Will Construction Disputes Start to Fall Again – Both Domestically and Worldwide?

Nick Gray
With the recession slowly dissipating, the UK economy growing by 0.8% last quarter and the construction sector growing by 4%, will there be a corresponding fall in the number of disputes?

In a recession, workloads typically fall, increasing the pressure on tender margins. Contractors are prone to squeeze margins, so leading to an increase in the number of construction disputes.

According to research by Sweet & Maxwell the number of construction disputes that went to arbitration rose by 31% during 2009. Last year there were 1,018 construction related applications made to dispute resolvers, marking a sharp rise from 2007 when 779 applications were made. The housing slump and dwindling demand for commercial space were some of the factors leading to the rise in disputes as developers came under pressure to reduce costs, according to the research.

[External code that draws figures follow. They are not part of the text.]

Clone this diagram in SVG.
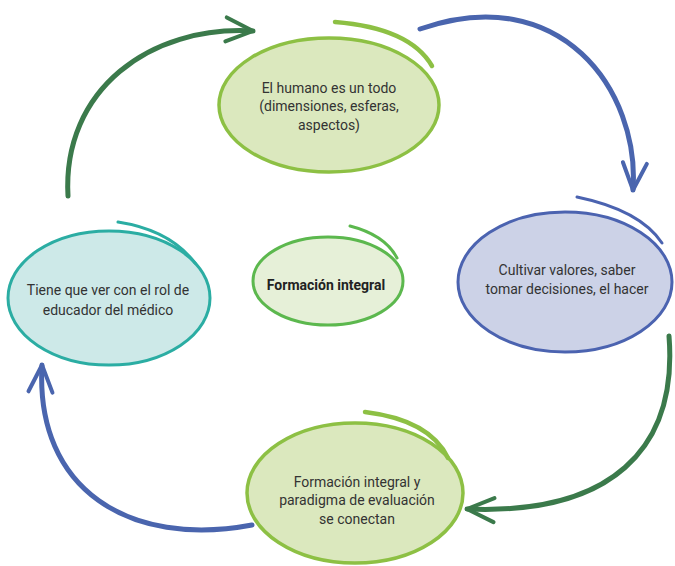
<svg xmlns="http://www.w3.org/2000/svg" width="675" height="566" viewBox="0 0 675 566">
<defs>
<style>
.t{font-family:Roboto,"Liberation Sans",sans-serif;font-size:14px;fill:#333333;text-anchor:middle}
.b{font-weight:bold;fill:#222}
.lg{fill:#dbe8be;stroke:#8dc044;stroke-width:3.5}
.cg{fill:#e6f0d8;stroke:#5cb84e;stroke-width:3}
.bl{fill:#ccd2e7;stroke:#4b63b0;stroke-width:3}
.tl{fill:#cde9e8;stroke:#2bada3;stroke-width:3}
.x{fill:none;stroke-linecap:round}
.ag{fill:none;stroke:#3b7a4b;stroke-width:5;stroke-linecap:round}
.ab{fill:none;stroke:#4a65ae;stroke-width:5;stroke-linecap:round}
</style>
<marker id="hg" markerUnits="userSpaceOnUse" viewBox="-30 -16 34 32" markerWidth="34" markerHeight="32" refX="0" refY="0" orient="auto">
<path d="M -27 -12 L 0 0 L -27 12" fill="none" stroke="#3b7a4b" stroke-width="4" stroke-linecap="round" stroke-linejoin="round"/>
</marker>
<marker id="hb" markerUnits="userSpaceOnUse" viewBox="-30 -16 34 32" markerWidth="34" markerHeight="32" refX="0" refY="0" orient="auto">
<path d="M -27 -12 L 0 0 L -27 12" fill="none" stroke="#4a65ae" stroke-width="4" stroke-linecap="round" stroke-linejoin="round"/>
</marker>
</defs>
<rect width="675" height="566" fill="#ffffff"/>
<g id="connectors">
<path class="ag" d="M 68 196 C 62 90, 150 25, 253 31" marker-end="url(#hg)"/>
<path class="ab" d="M 420 29 C 560 -20, 640 90, 633 190" marker-end="url(#hb)"/>
<path class="ag" d="M 669 336 C 678 450, 610 515, 467 509" marker-end="url(#hg)"/>
<path class="ab" d="M 252 525 C 130 548, 35 490, 42 365" marker-end="url(#hb)"/>
</g>
<g id="node-top">
<ellipse class="lg" cx="329" cy="105" rx="110" ry="67"/>
<path class="x" d="M 335 22 Q 410 28 432 66" stroke="#8dc044" stroke-width="4.5"/>
<text class="t" x="329" y="93">El humano es un todo</text>
<text class="t" x="329" y="111">(dimensiones, esferas,</text>
<text class="t" x="329" y="130">aspectos)</text>
</g>
<g id="node-right">
<ellipse class="bl" cx="565" cy="282" rx="107" ry="70"/>
<path class="x" d="M 577 197 Q 640 210 662 243" stroke="#4b63b0" stroke-width="3"/>
<text class="t" x="567" y="275">Cultivar valores, saber</text>
<text class="t" x="567" y="294">tomar decisiones, el hacer</text>
</g>
<g id="node-left">
<ellipse class="tl" cx="109" cy="298" rx="101" ry="67"/>
<path class="x" d="M 118 222 Q 170 230 195 263" stroke="#2bada3" stroke-width="3"/>
<text class="t" x="108" y="295">Tiene que ver con el rol de</text>
<text class="t" x="108" y="315">educador del médico</text>
</g>
<g id="node-bottom">
<ellipse class="lg" cx="355" cy="493" rx="108" ry="70"/>
<path class="x" d="M 365 412 Q 430 420 448 458" stroke="#8dc044" stroke-width="4.5"/>
<text class="t" x="357" y="487">Formación integral y</text>
<text class="t" x="357" y="505">paradigma de evaluación</text>
<text class="t" x="357" y="524">se conectan</text>
</g>
<g id="node-center">
<ellipse class="cg" cx="328" cy="281" rx="75" ry="44"/>
<path class="x" d="M 350 226 Q 385 235 397 258" stroke="#5cb84e" stroke-width="3"/>
<text class="t b" x="326" y="290">Formación integral</text>
</g>
</svg>
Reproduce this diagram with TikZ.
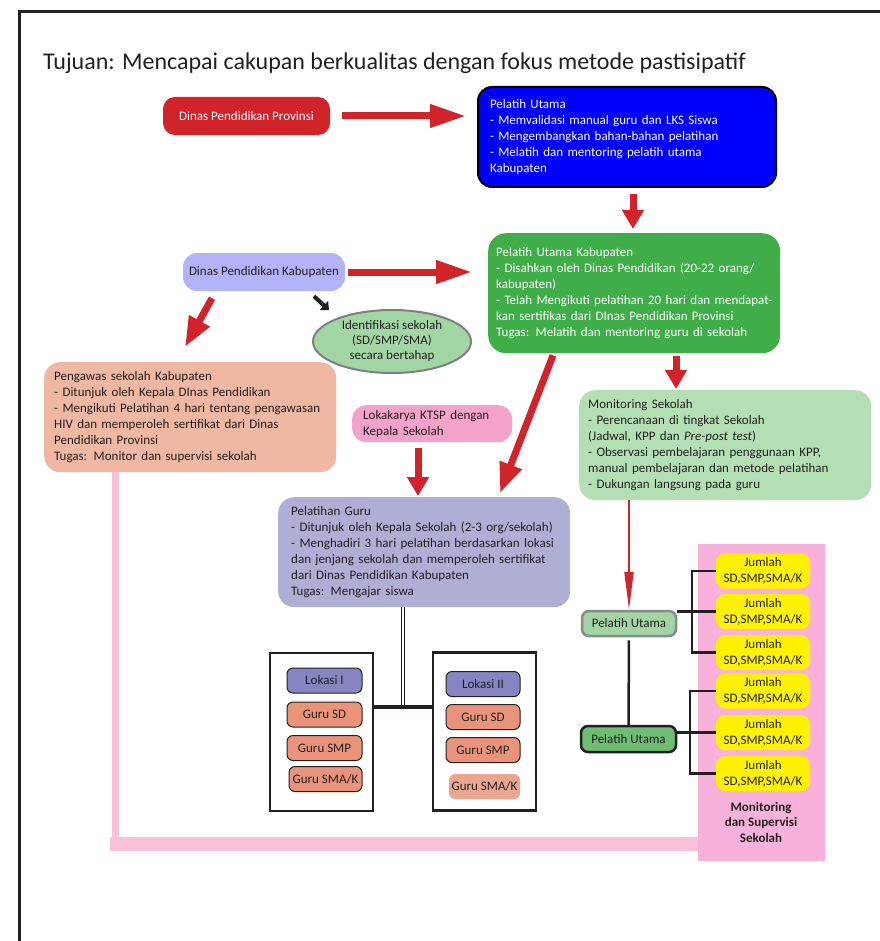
\documentclass[tikz,border=0pt]{standalone}
\usepackage{fontspec}
\setmainfont{Carlito}
\usetikzlibrary{shapes.geometric,arrows.meta,calc}
\definecolor{ink}{HTML}{231F20}
\definecolor{provred}{HTML}{D2232A}
\definecolor{arrred}{HTML}{D2232A}
\definecolor{blueb}{HTML}{0000FF}
\definecolor{greenb}{HTML}{3FAE49}
\definecolor{kabb}{HTML}{B3B3FA}
\definecolor{identb}{HTML}{A3D6A5}
\definecolor{identd}{HTML}{7F7F7F}
\definecolor{pengb}{HTML}{F0B8A3}
\definecolor{monb}{HTML}{B4DFB5}
\definecolor{lokb}{HTML}{F4A2C9}
\definecolor{gurub}{HTML}{AFAED5}
\definecolor{lokasib}{HTML}{8585C2}
\definecolor{gsb}{HTML}{E8937A}
\definecolor{gslight}{HTML}{EBA690}
\definecolor{pu1b}{HTML}{A2D5A3}
\definecolor{pu1d}{HTML}{8A8A8A}
\definecolor{pu2b}{HTML}{6DBE73}
\definecolor{panelpink}{HTML}{F8B1DB}
\definecolor{linepink}{HTML}{F6C1D9}
\definecolor{yel}{HTML}{FFF200}
\definecolor{frame}{HTML}{222222}
\begin{document}
\begin{tikzpicture}[x=1pt,y=-1pt,
  body/.style={font=\fontsize{13pt}{16pt}\selectfont},
  rbox/.style={rounded corners=14pt, anchor=north west, inner xsep=10pt, inner ysep=3pt, align=left, body, text=ink},
  cbox/.style={rounded corners=14pt, inner sep=2pt, align=center, body, text=ink},
  smallbox/.style={rounded corners=6pt, draw=ink, line width=1pt, minimum width=75pt, minimum height=25pt, inner sep=1pt, body, text=ink},
  panel/.style={draw=ink, line width=2.5pt, fill=white, minimum width=103pt, minimum height=158pt, inner sep=0pt},
  ybox/.style={rounded corners=9pt, fill=yel, minimum width=94pt, minimum height=35pt, inner sep=1pt, align=center, font=\fontsize{13pt}{16pt}\selectfont, text=ink},
  bigarrow/.style={draw=arrred, line width=7pt, -{Triangle[length=36pt,width=22pt]}},
  diagarrow/.style={draw=arrred, line width=7pt, -{Triangle[length=30pt,width=22pt]}},
  downarrow/.style={draw=arrred, line width=7pt, -{Triangle[length=19pt,width=21pt]}},
  thinarrow/.style={draw=arrred, line width=2pt, -{Triangle[length=38pt,width=9pt]}},
  blackline/.style={draw=ink, line width=2.5pt}
]
\useasboundingbox (0,0) rectangle (879,941);
% frame
\draw[frame, line width=3pt] (19,945) -- (19,12) -- (882,12);
% title
\node[anchor=base west, inner sep=0pt, text=ink, font=\fontsize{24pt}{28pt}\selectfont] (title) at (43,70) {Tujuan: Mencapai cakupan berkualitas dengan fokus metode pastisipatif};

% top row
\node[cbox, fill=provred, text=white, minimum width=167pt, minimum height=38pt, rounded corners=12pt] (prov) at (246.5,116) {Dinas Pendidikan Provinsi};
\node[rbox, fill=blueb, draw=black, line width=2pt, text=white, minimum width=298pt, minimum height=100pt, text width=274pt, inner xsep=12pt] (pu) at (477,86) {Pelatih Utama\\- Memvalidasi manual guru dan LKS Siswa\\- Mengembangkan bahan-bahan pelatihan\\- Melatih dan mentoring pelatih utama\\Kabupaten};

% second row
\node[rbox, fill=greenb, text=white, minimum width=292pt, minimum height=120pt, text width=276pt, inner xsep=8pt, rounded corners=18pt] (puk) at (488,233) {Pelatih Utama Kabupaten\\- Disahkan oleh Dinas Pendidikan (20-22 orang/\\kabupaten)\\\mbox{- Telah Mengikuti pelatihan 20 hari dan mendapat-}\\kan sertifikas dari DInas Pendidikan Provinsi\\Tugas: Melatih dan mentoring guru di sekolah};
\node[cbox, fill=kabb, minimum width=162pt, minimum height=38pt] (kab) at (264,272) {Dinas Pendidikan Kabupaten};
\node[ellipse, draw=identd, line width=2pt, fill=identb, minimum width=158pt, minimum height=63pt, inner sep=0pt, align=center, text=ink, font=\fontsize{13pt}{15pt}\selectfont] (ident) at (392,341.5) {Identifikasi sekolah\\(SD/SMP/SMA)\\secara bertahap};

% third row
\node[rbox, fill=pengb, minimum width=292pt, minimum height=110pt, text width=272pt, rounded corners=16pt] (peng) at (44,362) {Pengawas sekolah Kabupaten\\- Ditunjuk oleh Kepala DInas Pendidikan\\- Mengikuti Pelatihan 4 hari tentang pengawasan\\HIV dan memperoleh sertifikat dari Dinas\\Pendidikan Provinsi\\Tugas: Monitor dan supervisi sekolah};
\node[rbox, fill=monb, minimum width=292pt, minimum height=110pt, text width=274pt, inner xsep=9pt, rounded corners=16pt] (mon) at (579,390) {Monitoring Sekolah\\- Perencanaan di tingkat Sekolah\\(Jadwal, KPP dan \textit{Pre-post test})\\- Observasi pembelajaran penggunaan KPP,\\manual pembelajaran dan metode pelatihan\\- Dukungan langsung pada guru};
\node[rbox, fill=lokb, minimum width=160pt, minimum height=37pt, text width=138pt, inner xsep=11pt] (lok) at (352,405) {Lokakarya KTSP dengan\\Kepala Sekolah};
\node[rbox, fill=gurub, minimum width=292pt, minimum height=110pt, text width=266pt, inner xsep=13pt, rounded corners=16pt] (guru) at (278,497) {Pelatihan Guru\\- Ditunjuk oleh Kepala Sekolah (2-3 org/sekolah)\\- Menghadiri 3 hari pelatihan berdasarkan lokasi\\dan jenjang sekolah dan memperoleh sertifikat\\dari Dinas Pendidikan Kabupaten\\Tugas: Mengajar siswa};

% location panels
\node[panel] (lp) at (321.5,732) {};
\node[panel] (rp) at (484.5,731.5) {};
\node[smallbox, fill=lokasib] (l1) at (324.5,680.5) {Lokasi I};
\node[smallbox, fill=gsb] (l1sd) at (324.5,714.5) {Guru SD};
\node[smallbox, fill=gsb] (l1smp) at (324.5,748) {Guru SMP};
\node[smallbox, fill=gsb, minimum width=73pt] (l1sma) at (325.5,779) {Guru SMA/K};
\node[smallbox, fill=lokasib, minimum width=74pt] (l2) at (483,684) {Lokasi II};
\node[smallbox, fill=gsb, minimum width=74pt] (l2sd) at (483,717) {Guru SD};
\node[smallbox, fill=gsb, minimum width=74pt] (l2smp) at (483,750) {Guru SMP};
\node[smallbox, fill=gslight, draw=none, minimum width=71pt] (l2sma) at (484.5,786.5) {Guru SMA/K};

% pink panel and yellow boxes
\node[fill=panelpink, minimum width=127pt, minimum height=317pt, inner sep=0pt] (pink) at (761.5,702.5) {};
\node[ybox] (y1) at (763,571) {Jumlah\\SD,SMP,SMA/K};
\node[ybox] (y2) at (763,611.5) {Jumlah\\SD,SMP,SMA/K};
\node[ybox] (y3) at (763,652.5) {Jumlah\\SD,SMP,SMA/K};
\node[ybox] (y4) at (763,691) {Jumlah\\SD,SMP,SMA/K};
\node[ybox] (y5) at (763,732.5) {Jumlah\\SD,SMP,SMA/K};
\node[ybox] (y6) at (763,773.5) {Jumlah\\SD,SMP,SMA/K};
\node[align=center, inner sep=0pt, text=ink, font=\bfseries\fontsize{13pt}{15.5pt}\selectfont] (mds) at (761,822) {Monitoring\\dan Supervisi\\Sekolah};

% pelatih utama small boxes
\node[rounded corners=7pt, fill=pu1b, draw=pu1d, line width=2.5pt, minimum width=94pt, minimum height=25pt, inner sep=1pt, body, text=ink] (pu1) at (629,623.5) {Pelatih Utama};
\node[rounded corners=7pt, fill=pu2b, draw=ink, line width=2.5pt, minimum width=95pt, minimum height=26pt, inner sep=1pt, body, text=ink] (pu2) at (628.5,739) {Pelatih Utama};

% connectors: block arrows
\draw[bigarrow, shorten <=12pt] (prov.east) -- ($(prov.east -| pu.west)+(-11,0)$);
\draw[downarrow, shorten <=6pt, shorten >=4pt] ([xshift=6pt]pu.south) -- ([xshift=6pt]pu.south |- puk.north);
\draw[bigarrow, shorten <=3pt] (kab.east) -- ($(kab.east -| puk.west)+(-16,0)$);
\draw[diagarrow] ([xshift=-52pt,yshift=-7pt]kab.south) -- ([xshift=141pt,yshift=15pt]peng.north west);
\draw[draw=ink, line width=4pt, -{Triangle[length=7pt,width=12pt]}] ([xshift=50pt,yshift=-5pt]kab.south) -- ([xshift=65pt,yshift=-19pt]kab.south);
\draw[diagarrow] ([xshift=65pt,yshift=-2pt]puk.south west) -- ([xshift=222pt,yshift=4pt]guru.north west);
\draw[downarrow, shorten <=3pt, shorten >=1pt] ([xshift=188pt]puk.south west) -- ([xshift=188pt]puk.south west |- mon.north);
\draw[downarrow, shorten <=6pt, shorten >=1pt] ([xshift=66pt]lok.south west) -- ([xshift=66pt]lok.south west |- guru.north);
\draw[thinarrow] (pu1.north |- mon.south) -- (pu1.north);

% teacher training tree
\coordinate (jn) at (403,707);
\draw[draw=ink, line width=1.4pt, double=white, double distance=1.4pt] (guru.south -| jn) -- (jn);
\draw[draw=ink, line width=4.5pt] (lp.east |- jn) -- (rp.west |- jn);

% pelatih utama links
\draw[blackline, shorten <=3pt] (pu1.south) -- (pu2.north);
\draw[blackline] (y1.west) -- ++(-24,0) |- (y3.west);
\draw[blackline] (pu1.east |- y2.west) -- (y2.west);
\draw[blackline] (y4.west) -- ++(-26,0) |- (y6.west);
\draw[blackline] (pu2.east |- y5.west) -- (y5.west);

% pink supervision line
\coordinate (pc) at (115.5,844);
\draw[linepink, line width=7pt] (peng.south -| pc) -- (pc);
\draw[linepink, line width=14pt] ([xshift=-5.5pt]pc) -- (pink.west |- pc);
\end{tikzpicture}
\end{document}
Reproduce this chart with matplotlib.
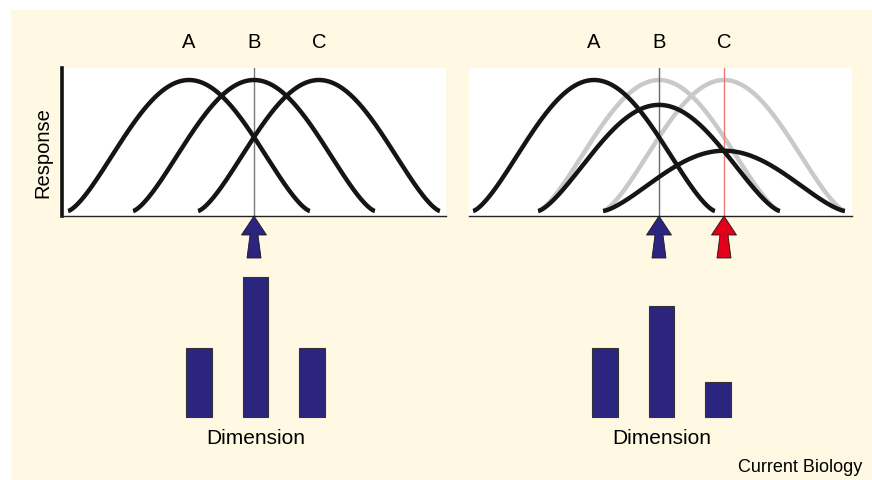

Beyond the UK, international markets have responded in a similar fashion with disputes on the rise due to the pressure of squeezing margins and costs.

What does vary from country to country though are the individual legislative frameworks, where many countries don’t have as robust legislation or resolution frameworks as the UK. For instance, Dubai disputes have traditionally been settled through commercial negotiation, goodwill or influence. In this situation contractors may find themselves at a disadvantage, anxious to protect their reputation and maintain a working relationship with their clients – especially as the largest clients are often government linked.

Most Dubai construction contracts are based on the FIDIC form, which promotes an amicable settlement of claims in the first instance, followed by a referral to arbitration if required. Unlike the UK, where adjudication, alongside negotiation, is generally the first external dispute resolution process adopted, Dubai has no statutory adjudication provisions. Similarly, mediation, neutral evaluation, expert determination and conciliation are not commonly encountered.

Whereas in the United States, in just 20 years the use of mediation in domestic construction disputes has grown from a good idea to a prevalent practice. Mediation there has proved a very reliable way to resolve construction disputes of all types, from the simple to the extremely complex.

The use of mediation is also popular here in the UK and in other common law jurisdictions and those whose legal systems are largely based on the British model. Recently mediation has gained substantial support in the European Union. However, despite the growth of mediation, it is not reported to have made similar progress in the resolution of international construction disputes where there are substantial linguistic and cultural differences that result in scepticism about mediation.